### Work to complete
Exactly repeat the material, dropping every picture from the copy.

### Information supplied

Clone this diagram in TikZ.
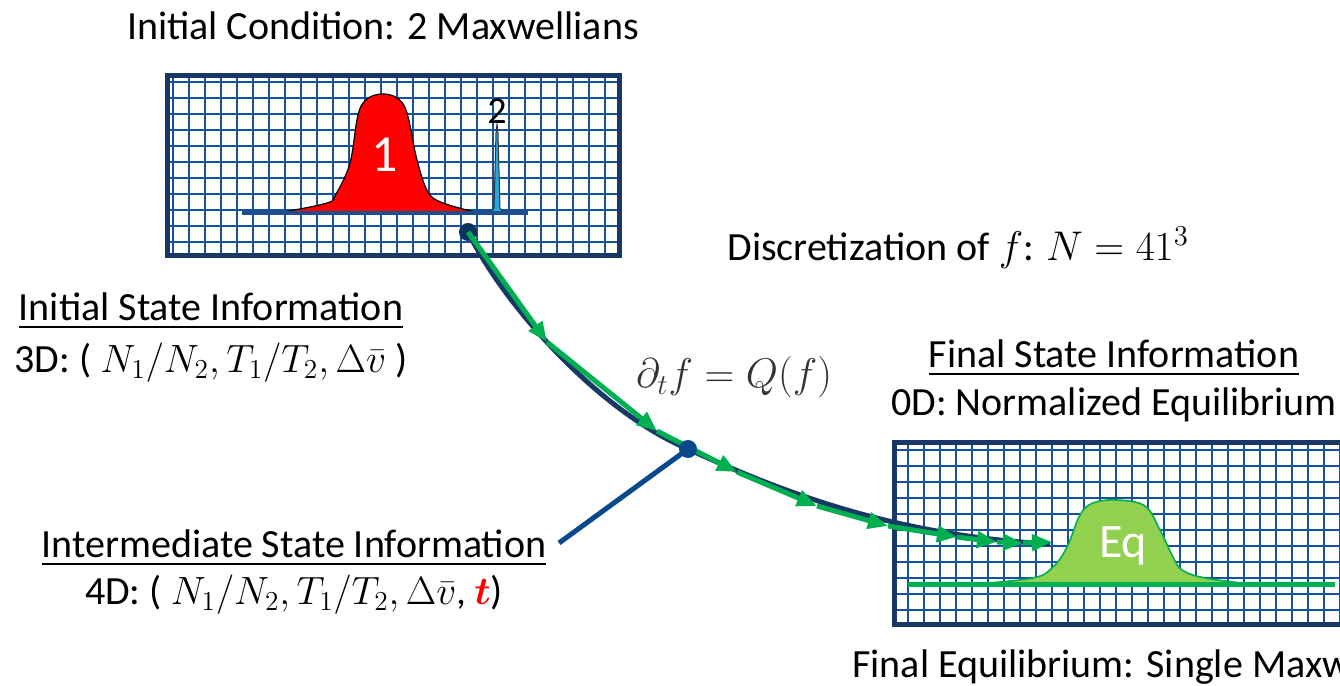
\documentclass[tikz,border=0pt]{standalone}
\usepackage{fontspec}
\setmainfont{Carlito}
\usepackage{amsmath}
\usepackage{bm}
\usepackage{graphicx}
\usepackage{xcolor}
\usepackage{tikz}
\usetikzlibrary{
  arrows.meta,
  positioning
}
\tikzset{
  every node/.style={inner sep=2pt}
}
\definecolor{frameNavy}{RGB}{24, 56, 102}
\definecolor{gridBlue}{RGB}{22, 82, 155}
\definecolor{axisBlue}{RGB}{30, 78, 140}
\definecolor{dotNavy}{RGB}{14, 50, 96}
\definecolor{linkBlue}{RGB}{8, 72, 140}
\definecolor{flowGreen}{RGB}{0, 176, 80}
\definecolor{eqGreen}{RGB}{146, 208, 80}
\definecolor{peakCyan}{RGB}{36, 168, 214}

\newcommand{\mathsmall}[1]{\scalebox{0.95}{#1}}

\begin{document}
\begin{tikzpicture}[
    x=0.5pt, y=0.5pt,
    font=\fontsize{20}{24}\selectfont,
    gridframe/.style={rectangle, draw=frameNavy, line width=2.5pt},
    gridline/.style={draw=gridBlue, line width=1pt},
    statedot/.style={circle, minimum size=9pt, inner sep=0pt},
    trajline/.style={draw=frameNavy, line width=2.5pt},
    linkline/.style={draw=linkBlue, line width=2.5pt},
    flow/.style={-{Triangle[length=10pt, width=8pt]}, draw=flowGreen, line width=2.5pt}
]

    \useasboundingbox (0,0) rectangle (1340,686);
    \clip (0,0) rectangle (1340,686);

    % velocity grids
    \draw[gridline, shift={(173,444)}, step=16] (-3,-11) grid (444,164);
    \draw[gridline, shift={(908,76)}, step=16] (-11,-12) grid (440,165);

    \node[gridframe, minimum width=226pt, minimum height=90pt] (initbox) at (393.5,520.5) {};
    \node[gridframe, minimum width=231.5pt, minimum height=91pt] (finalbox) at (1126,152.5) {};

    % two maxwellians
    \filldraw[fill=red, draw=black, line width=0.6pt] plot[smooth, tension=0.6] coordinates {(283,474) (327,483) (336,492) (350,523) (358,571) (367,587) (382,592) (397,588) (407,573) (417,526) (428,494) (443,483) (475,474)} -- cycle;
    \filldraw[fill=peakCyan, draw=black!80, line width=0.5pt] (490,473) -- (494,478) -- (496,553) -- (497,562) -- (498,553) -- (500,478) -- (504,473) -- cycle;
    \draw[draw=axisBlue, line width=1.75pt] (242,473) -- (528,473);

    \node[text=white, font=\fontsize{26}{30}\selectfont] (peakone) at (385,531) {1};
    \node[font=\fontsize{19}{22}\selectfont] (peaktwo) at (497,575) {2};

    % equilibrium
    \filldraw[fill=eqGreen, draw=flowGreen, line width=0.8pt] plot[smooth, tension=0.6] coordinates {(975,102) (1033,108) (1053,119) (1067,139) (1080,171) (1093,183) (1117,186) (1145,180) (1160,156) (1173,129) (1182,116) (1205,108) (1250,102)} -- cycle;
    \draw[draw=flowGreen, line width=2.5pt] (908,101) -- (1335,101);

    \node[text=white, font=\fontsize{24}{28}\selectfont, anchor=base] (eqlabel) at (1123,128) {Eq};

    % trajectory
    \node[statedot, fill=dotNavy] (initdot) at (468,454) {};
    \coordinate (midpt) at (688,237);
    \coordinate (trajend) at (1050,142);
    \coordinate (linkend) at (559,143);

    \draw[trajline] (initdot.center) .. controls (506,378) and (600,274) .. (midpt) .. controls (790,190) and (900,150) .. (trajend);

    \coordinate (f1) at (547,344);
    \coordinate (f2) at (657,255);
    \coordinate (f3) at (737,214);
    \coordinate (f4) at (817,180);
    \coordinate (f5) at (888,160);
    \coordinate (f6) at (957,149);
    \coordinate (f7) at (997,144);
    \coordinate (f8) at (1023,143);
    \coordinate (f9) at (1052,144);

    \draw[flow] (initdot.center) -- (f1);
    \draw[flow] (f1) -- (f2);
    \draw[flow] (f2) -- (f3);
    \draw[flow] (f3) -- (f4);
    \draw[flow] (f4) -- (f5);
    \draw[flow] (f5) -- (f6);
    \draw[flow] (f6) -- (f7);
    \draw[flow] (f7) -- (f8);
    \draw[flow] (f8) -- (f9);

    \draw[linkline] (linkend) -- (midpt);
    \node[statedot, fill=linkBlue] (middot) at (midpt) {};

    % labels
    \node[anchor=base] (initcond) at (383,646) {Initial Condition: 2 Maxwellians};

    \node[anchor=base] (initstate) at (211,365) {\underline{Initial State Information}};
    \node[anchor=base] (initdims) at ([yshift=-26pt]initstate.base) {3D: ( \mathsmall{$N_1/N_2, T_1/T_2, \Delta\bar{v}$} )};

    \node[anchor=base west] (discret) at (723,425) {Discretization of $f$: $N = 41^3$};
    \node[anchor=base, font=\fontsize{22}{26}\selectfont, text=black!80] (collision) at (734,298) {$\partial_t f = Q(f)$};

    \node[anchor=base] (finalstate) at (1114,318) {\underline{Final State Information}};
    \node[anchor=base] (finaldims) at ([yshift=-24pt]finalstate.base) {0D: Normalized Equilibrium};

    \node[anchor=base] (interstate) at (294,128) {\underline{Intermediate State Information}};
    \node[anchor=base] (interdims) at ([yshift=-23.5pt]interstate.base) {4D: ( \mathsmall{$N_1/N_2, T_1/T_2, \Delta\bar{v}$, \textcolor{red}{$\bm{t}$}})};

    \node[anchor=base west] (finalcond) at (848,8) {Final Equilibrium: Single Maxwellian};

\end{tikzpicture}
\end{document}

### Exercise answer
Clone this diagram in TikZ.
\documentclass[tikz,border=0pt]{standalone}
\usepackage{fontspec}
\setmainfont{Carlito}
\usepackage{amsmath}
\usepackage{bm}
\usepackage{graphicx}
\usepackage{xcolor}
\usepackage{tikz}
\usetikzlibrary{
  arrows.meta,
  positioning
}
\tikzset{
  every node/.style={inner sep=2pt}
}
\definecolor{frameNavy}{RGB}{24, 56, 102}
\definecolor{gridBlue}{RGB}{22, 82, 155}
\definecolor{axisBlue}{RGB}{30, 78, 140}
\definecolor{dotNavy}{RGB}{14, 50, 96}
\definecolor{linkBlue}{RGB}{8, 72, 140}
\definecolor{flowGreen}{RGB}{0, 176, 80}
\definecolor{eqGreen}{RGB}{146, 208, 80}
\definecolor{peakCyan}{RGB}{36, 168, 214}

\newcommand{\mathsmall}[1]{\scalebox{0.95}{#1}}

\begin{document}
\begin{tikzpicture}[
    x=0.5pt, y=0.5pt,
    font=\fontsize{20}{24}\selectfont,
    gridframe/.style={rectangle, draw=frameNavy, line width=2.5pt},
    gridline/.style={draw=gridBlue, line width=1pt},
    statedot/.style={circle, minimum size=9pt, inner sep=0pt},
    trajline/.style={draw=frameNavy, line width=2.5pt},
    linkline/.style={draw=linkBlue, line width=2.5pt},
    flow/.style={-{Triangle[length=10pt, width=8pt]}, draw=flowGreen, line width=2.5pt}
]

    \useasboundingbox (0,0) rectangle (1340,686);
    \clip (0,0) rectangle (1340,686);

    % velocity grids
    \draw[gridline, shift={(173,444)}, step=16] (-3,-11) grid (444,164);
    \draw[gridline, shift={(908,76)}, step=16] (-11,-12) grid (440,165);

    \node[gridframe, minimum width=226pt, minimum height=90pt] (initbox) at (393.5,520.5) {};
    \node[gridframe, minimum width=231.5pt, minimum height=91pt] (finalbox) at (1126,152.5) {};

    % two maxwellians
    \filldraw[fill=red, draw=black, line width=0.6pt] plot[smooth, tension=0.6] coordinates {(283,474) (327,483) (336,492) (350,523) (358,571) (367,587) (382,592) (397,588) (407,573) (417,526) (428,494) (443,483) (475,474)} -- cycle;
    \filldraw[fill=peakCyan, draw=black!80, line width=0.5pt] (490,473) -- (494,478) -- (496,553) -- (497,562) -- (498,553) -- (500,478) -- (504,473) -- cycle;
    \draw[draw=axisBlue, line width=1.75pt] (242,473) -- (528,473);

    \node[text=white, font=\fontsize{26}{30}\selectfont] (peakone) at (385,531) {1};
    \node[font=\fontsize{19}{22}\selectfont] (peaktwo) at (497,575) {2};

    % equilibrium
    \filldraw[fill=eqGreen, draw=flowGreen, line width=0.8pt] plot[smooth, tension=0.6] coordinates {(975,102) (1033,108) (1053,119) (1067,139) (1080,171) (1093,183) (1117,186) (1145,180) (1160,156) (1173,129) (1182,116) (1205,108) (1250,102)} -- cycle;
    \draw[draw=flowGreen, line width=2.5pt] (908,101) -- (1335,101);

    \node[text=white, font=\fontsize{24}{28}\selectfont, anchor=base] (eqlabel) at (1123,128) {Eq};

    % trajectory
    \node[statedot, fill=dotNavy] (initdot) at (468,454) {};
    \coordinate (midpt) at (688,237);
    \coordinate (trajend) at (1050,142);
    \coordinate (linkend) at (559,143);

    \draw[trajline] (initdot.center) .. controls (506,378) and (600,274) .. (midpt) .. controls (790,190) and (900,150) .. (trajend);

    \coordinate (f1) at (547,344);
    \coordinate (f2) at (657,255);
    \coordinate (f3) at (737,214);
    \coordinate (f4) at (817,180);
    \coordinate (f5) at (888,160);
    \coordinate (f6) at (957,149);
    \coordinate (f7) at (997,144);
    \coordinate (f8) at (1023,143);
    \coordinate (f9) at (1052,144);

    \draw[flow] (initdot.center) -- (f1);
    \draw[flow] (f1) -- (f2);
    \draw[flow] (f2) -- (f3);
    \draw[flow] (f3) -- (f4);
    \draw[flow] (f4) -- (f5);
    \draw[flow] (f5) -- (f6);
    \draw[flow] (f6) -- (f7);
    \draw[flow] (f7) -- (f8);
    \draw[flow] (f8) -- (f9);

    \draw[linkline] (linkend) -- (midpt);
    \node[statedot, fill=linkBlue] (middot) at (midpt) {};

    % labels
    \node[anchor=base] (initcond) at (383,646) {Initial Condition: 2 Maxwellians};

    \node[anchor=base] (initstate) at (211,365) {\underline{Initial State Information}};
    \node[anchor=base] (initdims) at ([yshift=-26pt]initstate.base) {3D: ( \mathsmall{$N_1/N_2, T_1/T_2, \Delta\bar{v}$} )};

    \node[anchor=base west] (discret) at (723,425) {Discretization of $f$: $N = 41^3$};
    \node[anchor=base, font=\fontsize{22}{26}\selectfont, text=black!80] (collision) at (734,298) {$\partial_t f = Q(f)$};

    \node[anchor=base] (finalstate) at (1114,318) {\underline{Final State Information}};
    \node[anchor=base] (finaldims) at ([yshift=-24pt]finalstate.base) {0D: Normalized Equilibrium};

    \node[anchor=base] (interstate) at (294,128) {\underline{Intermediate State Information}};
    \node[anchor=base] (interdims) at ([yshift=-23.5pt]interstate.base) {4D: ( \mathsmall{$N_1/N_2, T_1/T_2, \Delta\bar{v}$, \textcolor{red}{$\bm{t}$}})};

    \node[anchor=base west] (finalcond) at (848,8) {Final Equilibrium: Single Maxwellian};

\end{tikzpicture}
\end{document}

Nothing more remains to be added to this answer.